Long-range electron synergy over Pt₁-Co₁/CN bimetallic single-atom catalyst in enhancing charge separation for photocatalytic hydrogen production

The development of novel single-atom catalysts with optimal electron configuration and economical noble-metal cocatalyst for efficient photocatalytic hydrogen production is of great importance, but still challenging. Herein, we fabricate Pt and Co single-atom sites successively on polymeric carbon nitride (CN). In this Pt₁-Co₁/CN bimetallic single-atom catalyst, the noble-metal active sites are maximized, and the single-atomic Co₁N₄ sites are tuned to Co₁N₃ sites by photogenerated electrons arising from the introduced single-atomic Pt₁N₄ sites.
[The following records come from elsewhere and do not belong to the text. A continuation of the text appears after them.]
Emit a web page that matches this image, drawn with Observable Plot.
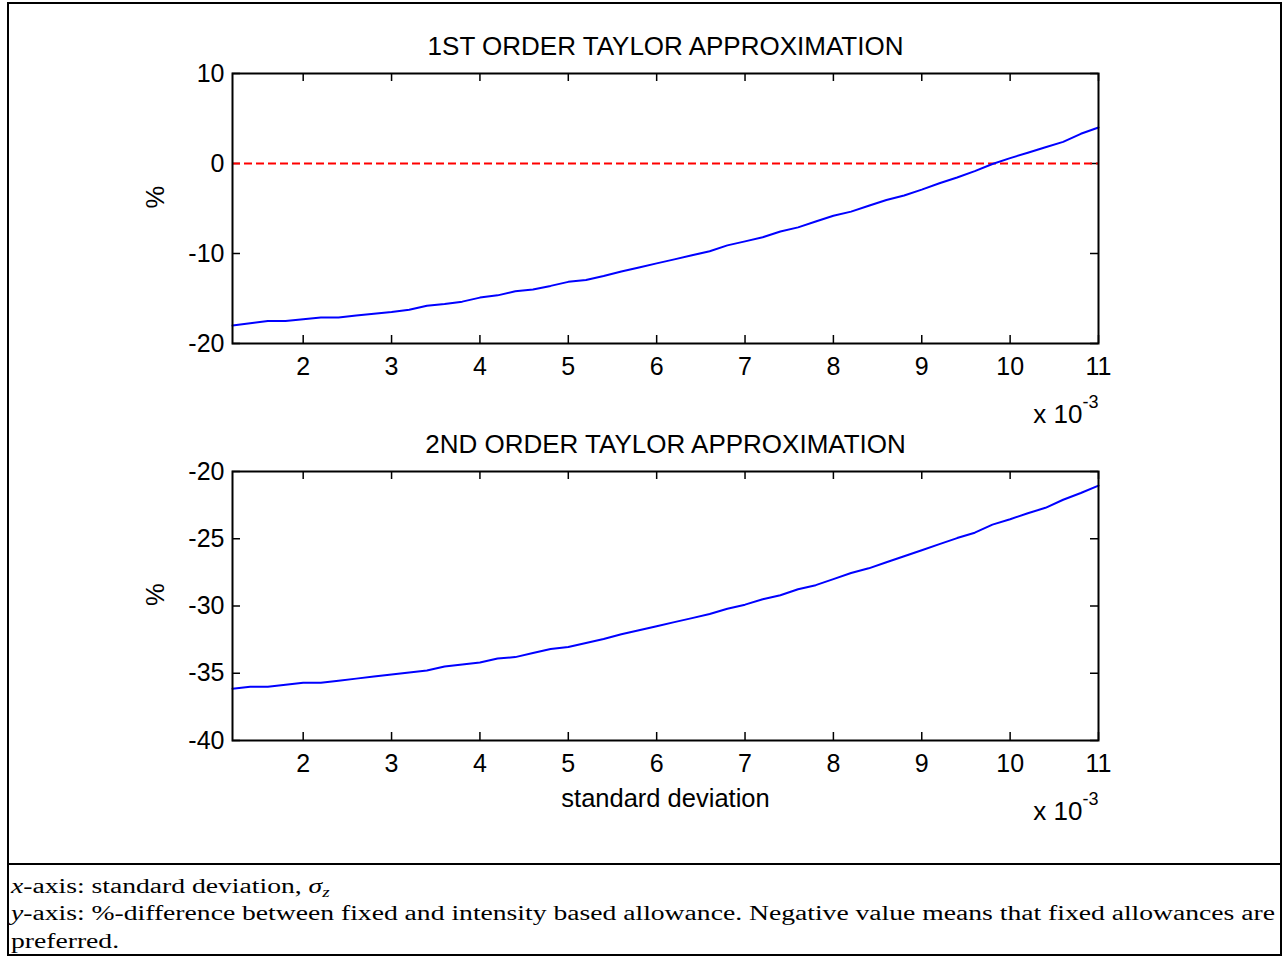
<!DOCTYPE html>
<html>
<head>
<meta charset="utf-8">
<script src="https://cdn.jsdelivr.net/npm/d3@7"></script>
<script src="https://cdn.jsdelivr.net/npm/@observablehq/plot@0.6"></script>
<style>
  body { margin: 0; background: #fff; }
  #page { position: relative; width: 1283px; height: 957px; overflow: hidden; background: #fff; }
  #border { position: absolute; left: 7px; top: 2px; width: 1275px; height: 954px; box-sizing: border-box; border: 2px solid #000; }
  #sep { position: absolute; left: 7px; top: 862.5px; width: 1275px; height: 2.5px; background: #000; }
  .panel { position: absolute; left: 0; }
  #caption { position: absolute; left: 10.5px; top: 872.5px; font-family: "Liberation Serif", "Times New Roman", serif; font-size: 20.5px; line-height: 27.5px; color: #000; transform-origin: 0 0; white-space: nowrap; }
  #caption i { font-style: italic; }
  #caption sub { font-size: 14px; vertical-align: -4px; line-height: 0; }
</style>
</head>
<body>
<div id="page">
  <div id="border"></div>
  <div id="sep"></div>
  <div id="top" class="panel" style="top:0px"></div>
  <div id="bottom" class="panel" style="top:430px"></div>
  <div id="caption">
    <div id="cap1"><i>x</i>-axis: standard deviation, <i>σ</i><sub><i>z</i></sub></div>
    <div id="cap2"><i>y</i>-axis: %-difference between fixed and intensity based allowance. Negative value means that fixed allowances are</div>
    <div id="cap3">preferred.</div>
  </div>
</div>
<script>
// standard deviation (x 10^-3)
const sigma = [1.2, 1.4, 1.6, 1.8, 2.0, 2.2, 2.4, 2.6, 2.8, 3.0,
               3.2, 3.4, 3.6, 3.8, 4.0, 4.2, 4.4, 4.6, 4.8, 5.0,
               5.2, 5.4, 5.6, 5.8, 6.0, 6.2, 6.4, 6.6, 6.8, 7.0,
               7.2, 7.4, 7.6, 7.8, 8.0, 8.2, 8.4, 8.6, 8.8, 9.0,
               9.2, 9.4, 9.6, 9.8, 10.0, 10.2, 10.4, 10.6, 10.8, 11.0];
// 1st order Taylor approximation, %
const firstOrder = [-18.0, -17.75, -17.5, -17.5, -17.3, -17.1, -17.1, -16.9, -16.7, -16.5,
                    -16.25, -15.8, -15.6, -15.35, -14.9, -14.65, -14.2, -14.0, -13.6, -13.15,
                    -12.95, -12.5, -12.0, -11.55, -11.1, -10.65, -10.2, -9.75, -9.1, -8.65,
                    -8.2, -7.55, -7.1, -6.45, -5.8, -5.35, -4.7, -4.05, -3.55, -2.9,
                    -2.2, -1.55, -0.85, -0.05, 0.6, 1.2, 1.8, 2.4, 3.3, 4.0];
// 2nd order Taylor approximation, %
const secondOrder = [-36.15, -36.0, -36.0, -35.85, -35.7, -35.7, -35.55, -35.4, -35.25, -35.1,
                     -34.95, -34.8, -34.5, -34.35, -34.2, -33.9, -33.8, -33.5, -33.2, -33.05,
                     -32.75, -32.45, -32.1, -31.8, -31.5, -31.2, -30.9, -30.6, -30.2, -29.9,
                     -29.5, -29.2, -28.75, -28.45, -28.0, -27.55, -27.2, -26.75, -26.3, -25.85,
                     -25.4, -24.95, -24.55, -23.95, -23.55, -23.1, -22.7, -22.1, -21.6, -21.05];
const xTicks = [2, 3, 4, 5, 6, 7, 8, 9, 10, 11];
const yTicksTop = [-20, -10, 0, 10];
const yTicksBottom = [-40, -35, -30, -25, -20];
const titles = ["1ST ORDER TAYLOR APPROXIMATION", "2ND ORDER TAYLOR APPROXIMATION"];
const yLabel = "%";
const xLabel = "standard deviation";
const exponentBase = "x 10";
const exponent = "-3";

const W = 1283, mL = 232, mR = 1283 - 1098;
const innerW = W - mL - mR;
const fontFamily = "'Liberation Sans', Arial, Helvetica, sans-serif";

function panel({values, yDomain, yTicks, title, zeroLine, withXLabel, height, marginTop, innerH}) {
  const data = sigma.map((x, i) => ({x, y: values[i]}));
  const marginBottom = height - marginTop - innerH;
  const marks = [
    Plot.axisX({ticks: xTicks, tickSize: 0, tickPadding: 14, tickFormat: d => String(d), label: null}),
    Plot.axisY({ticks: yTicks, tickSize: 0, tickPadding: 8, tickFormat: d => String(d), label: null}),
    Plot.ruleX(xTicks, {insetTop: innerH - 8, stroke: "#000", strokeWidth: 1.5}),
    Plot.ruleX(xTicks, {insetBottom: innerH - 8, stroke: "#000", strokeWidth: 1.5}),
    Plot.ruleY(yTicks, {insetRight: innerW - 8, stroke: "#000", strokeWidth: 1.5}),
    Plot.ruleY(yTicks, {insetLeft: innerW - 8, stroke: "#000", strokeWidth: 1.5})
  ];
  if (zeroLine) marks.push(Plot.ruleY([0], {stroke: "#ff0000", strokeWidth: 1.8, strokeDasharray: "8,4"}));
  marks.push(
    Plot.line(data, {x: "x", y: "y", stroke: "#0000ff", strokeWidth: 2}),
    Plot.frame({stroke: "#000", strokeWidth: 2}),
    Plot.text([title], {text: d => d, frameAnchor: "top", lineAnchor: "bottom", dy: -19, fontSize: 26}),
    Plot.text([exponentBase], {text: d => d, frameAnchor: "bottom-right", textAnchor: "end", lineAnchor: "bottom", dx: -16, dy: 79, fontSize: 26}),
    Plot.text([exponent], {text: d => d, frameAnchor: "bottom-right", textAnchor: "start", lineAnchor: "bottom", dx: -16, dy: 64, fontSize: 18}),
    Plot.text([yLabel], {text: d => d, frameAnchor: "left", rotate: -90, dx: -77, fontSize: 25.5})
  );
  if (withXLabel) marks.push(Plot.text([xLabel], {text: d => d, frameAnchor: "bottom", lineAnchor: "bottom", dy: 66, fontSize: 25.5}));
  return Plot.plot({
    width: W, height, marginLeft: mL, marginRight: mR, marginTop, marginBottom,
    x: {domain: [1.2, 11]},
    y: {domain: yDomain},
    style: {fontFamily, fontSize: "25px", color: "#000", background: "transparent", overflow: "visible"},
    marks
  });
}

document.getElementById("top").appendChild(panel({
  values: firstOrder, yDomain: [-20, 10], yTicks: yTicksTop, title: titles[0],
  zeroLine: true, withXLabel: false, height: 430, marginTop: 73, innerH: 270
}));
document.getElementById("bottom").appendChild(panel({
  values: secondOrder, yDomain: [-40, -20], yTicks: yTicksBottom, title: titles[1],
  zeroLine: false, withXLabel: true, height: 410, marginTop: 41, innerH: 269
}));

// horizontally stretched caption so that the second line spans the box width
const cap = document.getElementById("caption");
const w2 = document.getElementById("cap2").getBoundingClientRect().width;
const s = 1264 / w2;
cap.style.transform = `scaleX(${s})`;
</script>
</body>
</html>
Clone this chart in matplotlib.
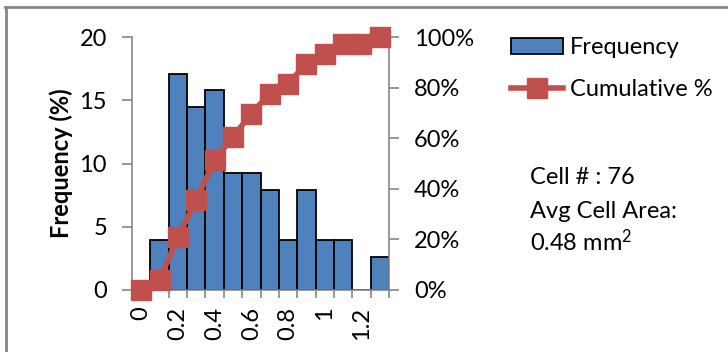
import matplotlib
matplotlib.use("Agg")
import matplotlib.pyplot as plt
from matplotlib.lines import Line2D
from matplotlib.patches import Patch
import numpy as np

plt.rcParams['font.family'] = ['Lato', 'DejaVu Sans']
plt.rcParams['mathtext.default'] = 'regular'

categories = ["0", "0.1", "0.2", "0.3", "0.4", "0.5", "0.6", "0.7", "0.8", "0.9", "1", "1.1", "1.2", "1.3"]
frequency = [0.0, 3.95, 17.11, 14.47, 15.79, 9.21, 9.21, 7.89, 3.95, 7.89, 3.95, 3.95, 0.0, 2.63]
cumulative = [0.0, 3.95, 21.05, 35.53, 51.32, 60.53, 69.74, 77.63, 81.58, 89.47, 93.42, 97.37, 97.37, 100.0]
shown_labels = ["0", "", "0.2", "", "0.4", "", "0.6", "", "0.8", "", "1", "", "1.2", ""]

bar_color = "#4F81BD"
line_color = "#C0504D"
axis_color = "#868686"
fs = 17

fig = plt.figure(figsize=(7.28, 3.52), dpi=100)
ax = fig.add_axes([132/728, 1-290/352, (389-132)/728, (290-37)/352])
x = np.arange(len(categories))
ax.bar(x, frequency, width=1.0, color=bar_color, edgecolor="black", linewidth=1.3, zorder=2)
ax.set_xlim(-0.5, len(categories) - 0.5)
ax.set_ylim(0, 20)
ax.set_yticks([0, 5, 10, 15, 20])
ax.set_ylabel("Frequency (%)", fontsize=fs, fontweight='bold', labelpad=5)

ax.set_xticks(np.arange(-0.5, len(categories), 1.0))
ax.set_xticklabels([])
ax.set_xticks(x, minor=True)
ax.set_xticklabels(shown_labels, minor=True, rotation=90, fontsize=fs, va='top')
ax.tick_params(axis='x', which='minor', length=0, pad=12)
ax.tick_params(axis='x', which='major', length=6, color=axis_color, width=1.2)
ax.tick_params(axis='y', length=7, color=axis_color, width=1.2, labelsize=fs, pad=11)

for s in ['top', 'right']:
    ax.spines[s].set_visible(False)
for s in ['left', 'bottom']:
    ax.spines[s].set_color(axis_color)
    ax.spines[s].set_linewidth(1.2)

ax2 = ax.twinx()
ax2.plot(x, cumulative, color=line_color, linewidth=4, marker='s', markersize=14,
         markerfacecolor=line_color, markeredgecolor=line_color, clip_on=False, zorder=3)
ax2.set_ylim(0, 100)
ax2.set_yticks([0, 20, 40, 60, 80, 100])
ax2.set_yticklabels([f"{v}%" for v in [0, 20, 40, 60, 80, 100]])
ax2.tick_params(axis='y', length=7, color=axis_color, width=1.2, labelsize=fs, pad=11)
for s in ['top', 'left', 'bottom']:
    ax2.spines[s].set_visible(False)
ax2.spines['right'].set_color(axis_color)
ax2.spines['right'].set_linewidth(1.2)

handles = [Patch(facecolor=bar_color, edgecolor='black', linewidth=1.3),
           Line2D([0], [0], color=line_color, linewidth=4, marker='s', markersize=14)]
fig.legend(handles, ["Frequency", "Cumulative %"], loc='upper left',
           bbox_to_anchor=(511/728, 1-37/352), frameon=False, fontsize=fs,
           handlelength=2.2, handleheight=0.65, handletextpad=0.3, labelspacing=0.9, borderaxespad=0,
           borderpad=0)

fig.text(530/728, 1-177/352, "Cell # : 76", fontsize=fs, va='center', ha='left')
fig.text(530/728, 1-211/352, "Avg Cell Area:", fontsize=fs, va='center', ha='left')
fig.text(530/728, 1-242/352, "0.48 mm$^2$", fontsize=fs, va='center', ha='left')

fig.add_artist(Line2D([5/728, 1], [1-7/352, 1-7/352], color=axis_color, linewidth=2, transform=fig.transFigure))
fig.add_artist(Line2D([6/728, 6/728], [0, 1-7/352], color=axis_color, linewidth=2, transform=fig.transFigure))

fig.savefig("out.png", dpi=100)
Mechanism studies and density functional theory (DFT) calculations reveal that the 3d orbitals of Co₁N₃ single sites are filled with unpaired d-electrons, which lead to the improved visible-light response, carrier separation and charge migration for CN photocatalysts. Thereafter, the protons adsorption and activation are promoted. Taking this advantage of long-range electron synergy in bimetallic single atomic sites, the photocatalytic hydrogen evolution activity over Pt₁-Co₁/CN achieves 915.8 mmol·g^-1_Pt·h⁻¹, which is 19.8 times higher than Co₁/CN and 3.5 times higher to Pt₁/CN. While this electron-synergistic effect is not so efficient for Pt nanoclusters. These results demonstrate the synergistic effect at electron-level and provide electron-level guidance for the design of efficient photocatalysts.